I am among millions of people who was thrilled to see 2017 go bye bye. It was not a year that I will ever look back on and think, “Gee, I wish I could live that over again!”
Yet, even knowing this, I still find myself from time to time going back anyway: in my dreams, subconscious thoughts, or just through visceral blooms of pain,
disappointment, and heartbreak.
However, it has occurred to me recently that every time I think of the struggle of those 12, soul-crushing months, I do go back and live it again, even though I claim it’s the last thing I want to do.

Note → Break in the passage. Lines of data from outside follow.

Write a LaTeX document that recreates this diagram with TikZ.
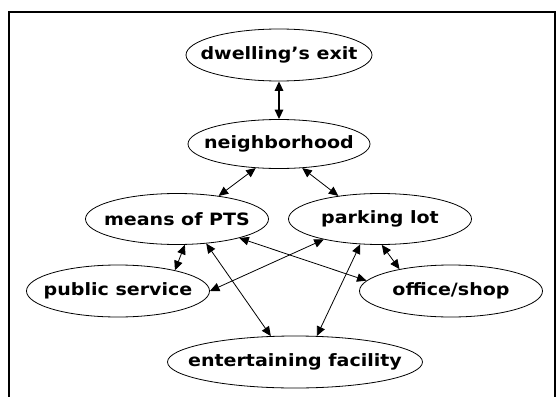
\documentclass[tikz,border=0pt]{standalone}
\usepackage{fontspec}
\usepackage{graphicx}
\setmainfont{DejaVu Sans}
\usetikzlibrary{shapes.geometric,arrows.meta}

% text inside an ellipse, a little wider, and not widening it
\newcommand{\clab}[1]{\makebox[0pt]{\scalebox{1.12}[1]{#1}}}

\begin{document}
\begin{tikzpicture}[x=1pt,y=-1pt,
  place/.style={draw, ellipse, inner sep=0pt, minimum width=183pt, minimum height=51pt,
    line width=0.8pt, font=\fontsize{17}{18}\selectfont\bfseries},
  link/.style={{Triangle[length=9.5pt,width=8.5pt]}-{Triangle[length=9.5pt,width=8.5pt]}, line width=0.8pt}]
\useasboundingbox (0,0) rectangle (556,396);
% frame, open at the bottom
\draw[line width=2pt] (9,410) -- (9,12.5) -- (555,12.5) -- (555,410);
% places
\node[place, minimum width=186pt, minimum height=52pt] (D) at (279,55) {\clab{dwelling’s exit}};
\node[place, minimum width=182pt, minimum height=49pt] (N) at (279,144) {\clab{neighborhood}};
\node[place] (M) at (177,219) {\clab{means of PTS}};
\node[place] (P) at (380,219) {\clab{parking lot}};
\node[place, minimum height=52pt] (S) at (118,291) {\clab{public service}};
\node[place, minimum height=52pt] (O) at (451,291) {\clab{office/shop}};
\node[place, minimum width=255pt, minimum height=52pt] (E) at (295,362) {\clab{entertaining facility}};
% links
\draw[link, line width=1.5pt] (D.south) -- (N.north);
\draw[link] (N.226) -- (M.29);
\draw[link] (N.314) -- (P.151);
\draw[link] (M.-73) -- (S.20);
\draw[link] (M.-40) -- (E.133);
\draw[link] (M.-17) -- (O.173);
\draw[link] (P.200) -- (S.0);
\draw[link] (P.232) -- (E.50);
\draw[link] (P.274) -- (O.157);
\end{tikzpicture}
\end{document}
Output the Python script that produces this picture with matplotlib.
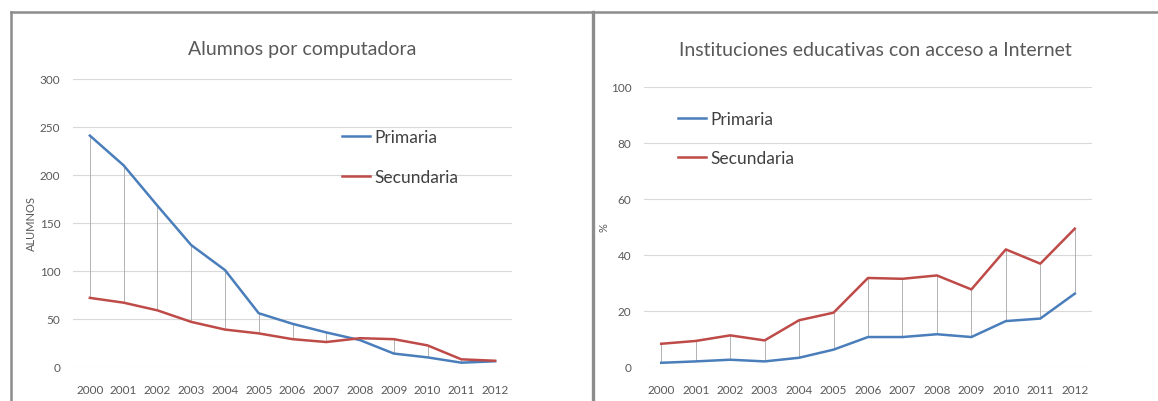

So, how do we really recover and move forward from a bad year? I think the key is to become fully aware of what we focus on. By being in the now, we can stop ourselves in our muddy tracks, and shift internally to a positive, fresh path that changes our brain’s patterning, allowing us to breathe more deeply and access natural joy.
For instance, if I am reliving the memory of losing my sister Gloria, who died of lung cancer in 2017, then reviewing that mental “snapshot” creates sorrow, detonating unhappiness, exploding into more unhappiness. Thus 2017 trails behind every step I take, even as I try to slip away from it.
Politics and other horrific events of 2017 have affected us all, challenged our faith, stirred our anger, and threatened our connection to positivity.
However, it’s possible to catch ourselves in those thought processes and say, “No, I will not drag this negativity into today!”
I understand that many of us struggle with depression. For some, it’s a biochemical reality deep inside our bodies. Fortunately, there are therapeutic measures to help us cope. And on top of that we have the power to stay aware, replacing difficult thoughts with affirming ones.
Many examples come to mind: A close friend watched her parents’ brand new home burn to the ground one Christmas eve. The entire family stood across the street watching the house and everything in it, including newly purchased Christmas gifts, succumb to raging flames.
The trauma felt unbearable, until my friend’s 4-year-old niece yanked on her dress and said, “Aunt Kelli, I know it’s sad that grandma and grandpa lost their home, and all the presents are burned, but isn’t it exciting though!”
The whole family laughed at her childlike innocence and later huddled together in a motel, celebrating that they’d all gotten out alive, where they upwrapped the real Christmas gift of life: They still had each other.
For me, my sister’s death in 2017 was without a doubt the most painful thing I have ever experienced. And I have gone through the stages of grief, anger and despair. But as I move forward into the new year, I make a daily effort to reach for the sweet memories of having Gloria as my sister, so they can take the place of any pain that tries to rise up.
I still laugh when I think of the day I was looking for an outfit in Macy’s. I was hurting physically, and there were no benches or chairs to sit on, so I sprawled in the middle of the floor in women’s formal dresses.
My phone rang in my purse, and it was Gloria. My hearing aides are synced with my iPhone, so as we chatted, it looked like I was talking to myself. She was telling me something excitedly, and I was sharing in her excitement and laughing.